PPC dismisses union claims on cooperation with RWE

The Public Power Corporation (PPC) has decided to toughen its stance toward its employee union (GENOP), making it clear it will not give in as far as the company’s cooperation with German firm Rheinisch-Westfalisches Elektrizitatswerk (RWE) is concerned.
By Chryssa Liaggou - Kathimerini
Παρ, 28 Δεκεμβρίου 2007 - 00:24


The Public Power Corporation (PPC) has decided to toughen its stance toward its employee union (GENOP), making it clear it will not give in as far as the company’s cooperation with German firm Rheinisch-Westfalisches Elektrizitatswerk (RWE) is concerned.
Last week GENOP interrupted the company’s board meeting which was discussing the memorandum to RWE, forcing PPC Chairman and CEO Takis Athanassopoulos to withdraw it.
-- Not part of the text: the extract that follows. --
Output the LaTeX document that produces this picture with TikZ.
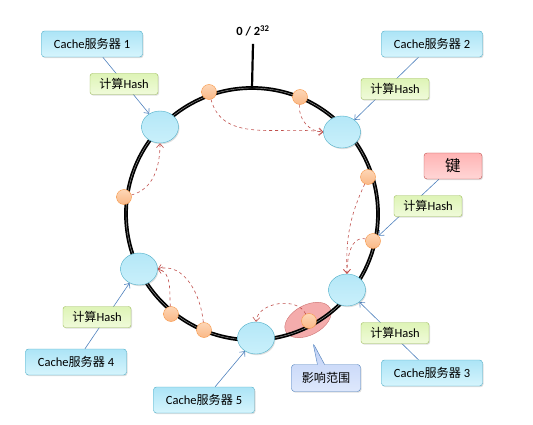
\documentclass[tikz,border=0pt]{standalone}
\usepackage{fontspec}
\setmainfont{Carlito}
\newfontfamily\cjk[Scale=0.97]{Noto Sans CJK SC}
\usetikzlibrary{arrows.meta, shapes.geometric, shapes.callouts, shadows, backgrounds}

\definecolor{cacheline}{RGB}{75,172,198}
\definecolor{cachetop}{RGB}{172,228,246}
\definecolor{cachebot}{RGB}{214,245,253}
\definecolor{hashline}{RGB}{155,187,89}
\definecolor{hashtop}{RGB}{222,244,182}
\definecolor{hashbot}{RGB}{240,251,218}
\definecolor{keyline}{RGB}{192,80,77}
\definecolor{keytop}{RGB}{255,180,180}
\definecolor{keybot}{RGB}{255,214,214}
\definecolor{rangefill}{RGB}{244,172,172}
\definecolor{dotline}{RGB}{247,150,70}
\definecolor{dottop}{RGB}{253,214,182}
\definecolor{dotbot}{RGB}{250,184,134}
\definecolor{linkblue}{RGB}{79,129,189}
\definecolor{moved}{RGB}{192,80,77}
\definecolor{notetop}{RGB}{190,208,246}
\definecolor{notebot}{RGB}{222,232,252}

\begin{document}
\begin{tikzpicture}[x=1pt, y=1pt,
        font=\fontsize{12.5}{14}\selectfont,
        shade/.style={drop shadow={shadow xshift=1pt, shadow yshift=-1.2pt, opacity=0.25}},
        cache/.style={rectangle, rounded corners=3pt, draw=cacheline, top color=cachetop, bottom color=cachebot, minimum width=101pt, minimum height=26pt, inner sep=1pt, shade},
        hash/.style={rectangle, rounded corners=2.5pt, draw=hashline, top color=hashtop, bottom color=hashbot, minimum width=68pt, minimum height=21pt, inner sep=1pt, shade},
        keybox/.style={rectangle, rounded corners=3pt, draw=keyline, top color=keytop, bottom color=keybot, minimum width=58pt, minimum height=26pt, inner sep=1pt, font=\fontsize{16}{18}\selectfont, shade},
        server/.style={ellipse, draw=cacheline, top color=cachetop!80!cachebot, bottom color=cachebot!70!cachetop, minimum width=37pt, minimum height=32pt, inner sep=0pt, shade},
        point/.style={circle, draw=dotline, top color=dottop, bottom color=dotbot, minimum size=15pt, inner sep=0pt},
        link/.style={draw=linkblue, line width=0.6pt, -{Straight Barb[length=4pt, width=7pt]}},
        remap/.style={draw=moved, dashed, line width=0.6pt, -{Straight Barb[length=4pt, width=7pt]}}
    ]
    \useasboundingbox (0,0) rectangle (533,-425);

    % Affected range (under the ring)
    \node[ellipse, draw=keyline!80, fill=rangefill, minimum width=50pt, minimum height=30pt, rotate=28] (range) at (308,-320) {};

    % Hash ring
    \coordinate (centre) at (252,-214);
    \draw[line width=1.7pt, double=black!35, double distance=0.4pt] (centre) circle (126);
    \coordinate (top) at (252,-88);
    \node[font=\bfseries\fontsize{12.5}{14}\selectfont] (zero) at (253,-31) {0 / 2\textsuperscript{32}};
    \draw[line width=2.2pt] (zero.south) ++(0,-4) coordinate (tick) (tick) -- (top);

    % Servers
    \node[server] (s1) at (160,-127) {};
    \node[server] (s2) at (342,-132) {};
    \node[server] (s3) at (347,-290) {};
    \node[server] (s4) at (139,-269) {};
    \node[server] (s5) at (256,-338) {};

    % Keys on the ring
    \node[point] (p1) at (209,-92) {};
    \node[point] (p2) at (300,-97) {};
    \node[point] (p3) at (368,-177) {};
    \node[point] (p4) at (373,-241) {};
    \node[point] (p5) at (309,-321) {};
    \node[point] (p6) at (204,-330) {};
    \node[point] (p7) at (171,-314) {};
    \node[point] (p8) at (124,-197) {};

    % Labels
    \node[cache] (c1) at (92,-44) {Cache{\cjk 服务器} 1};
    \node[cache] (c2) at (432,-44) {Cache{\cjk 服务器} 2};
    \node[cache] (c3) at (432,-373) {Cache{\cjk 服务器} 3};
    \node[cache] (c4) at (76,-362) {Cache{\cjk 服务器} 4};
    \node[cache] (c5) at (204,-400) {Cache{\cjk 服务器} 5};
    \node[hash] (h1) at (124,-84) {{\cjk 计算}Hash};
    \node[hash] (h2) at (395,-89) {{\cjk 计算}Hash};
    \node[hash] (h3) at (428,-206) {{\cjk 计算}Hash};
    \node[hash] (h4) at (97,-317) {{\cjk 计算}Hash};
    \node[hash] (h5) at (395,-333) {{\cjk 计算}Hash};
    \node[keybox] (key) at (453,-166) {{\cjk 键}};
    \node[rectangle callout, rounded corners=3pt, draw=linkblue, top color=notetop, bottom color=notebot, minimum width=69pt, minimum height=27pt, inner sep=1pt, callout absolute pointer={(313,-343)}, shade] (note) at (326,-378) {{\cjk 影响范围}};

    % Hashing onto the ring
    \begin{scope}[on background layer]
        \draw[link] (c1) -- (s1);
        \draw[link] (c2) -- (s2);
        \draw[link] (c3) -- (s3);
        \draw[link] (c4) -- (s4);
        \draw[link] (c5) -- (s5);
        \draw[link] (key) -- (p4);
    \end{scope}

    % Keys go to the next server clockwise
    \draw[remap] (p1) to[out=-75, in=172] (s2.west);
    \draw[remap] (p2) to[out=-95, in=180] (s2.west);
    \draw[remap] (p3) to[out=-115, in=92] (s3.north);
    \draw[remap] (p4) to[out=165, in=90] (s3.north);
    \draw[remap] (p5) to[out=115, in=85] (s5.north);
    \draw[remap] (p6) to[out=95, in=15] (s4.east);
    \draw[remap] (p7) to[out=95, in=-15] (s4.east);
    \draw[remap] (p8) to[out=15, in=-90] (s1.south);
\end{tikzpicture}
\end{document}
GENOP accused Athanassopoulos of being “suspiciously hurried.”


The following day, however, Athanassopoulos sent an open letter to the PPC union qualifying as “institutionally misplaced and irresponsible” the intervention by GENOP at last Thursday’s meeting.


In this long letter, Athanassopoulos had tried to counter all the union’s arguments against the memorandum of cooperation with RWE, arguing that it is a very positive prospect for PPC. Yet this has clearly sent a message to GENOP that it will not give in again to such interventions, deciding to toughen its attitude ahead of the next board meeting in January, which will have the memorandum back on the agenda.


“Institutionally misplaced and irresponsible interventions, unfounded and imaginary accusations, not to mention threats, may be making the company’s work harder but will not lead it to idleness, as this does not serve the interests of PPC at all,” the letter says.
The memorandum proposes cooperation with RWE in the following points: sale of two gas-turbine units totaling 167 megawatts, the joint construction of a coal unit (owned by RWE-51 percent and by PPC-49 percent), further development of the natural gas sector and meeting the targets of the PPC renewable energy sources subsidiary.


In its letter to GENOP, the management argues that examining the proposal by RWE on cooperation is the management’s obligation, that the memorandum simply lays out the framework of cooperation with the German company, and that this is not cooperation with a strategic investor, so there is no need for a tender, that the coal unit under examination represents additional power, and that accusations about a “suspicious hurry” are completely unfounded, therefore any delay would be in other parties’ interests and not those of the company’s.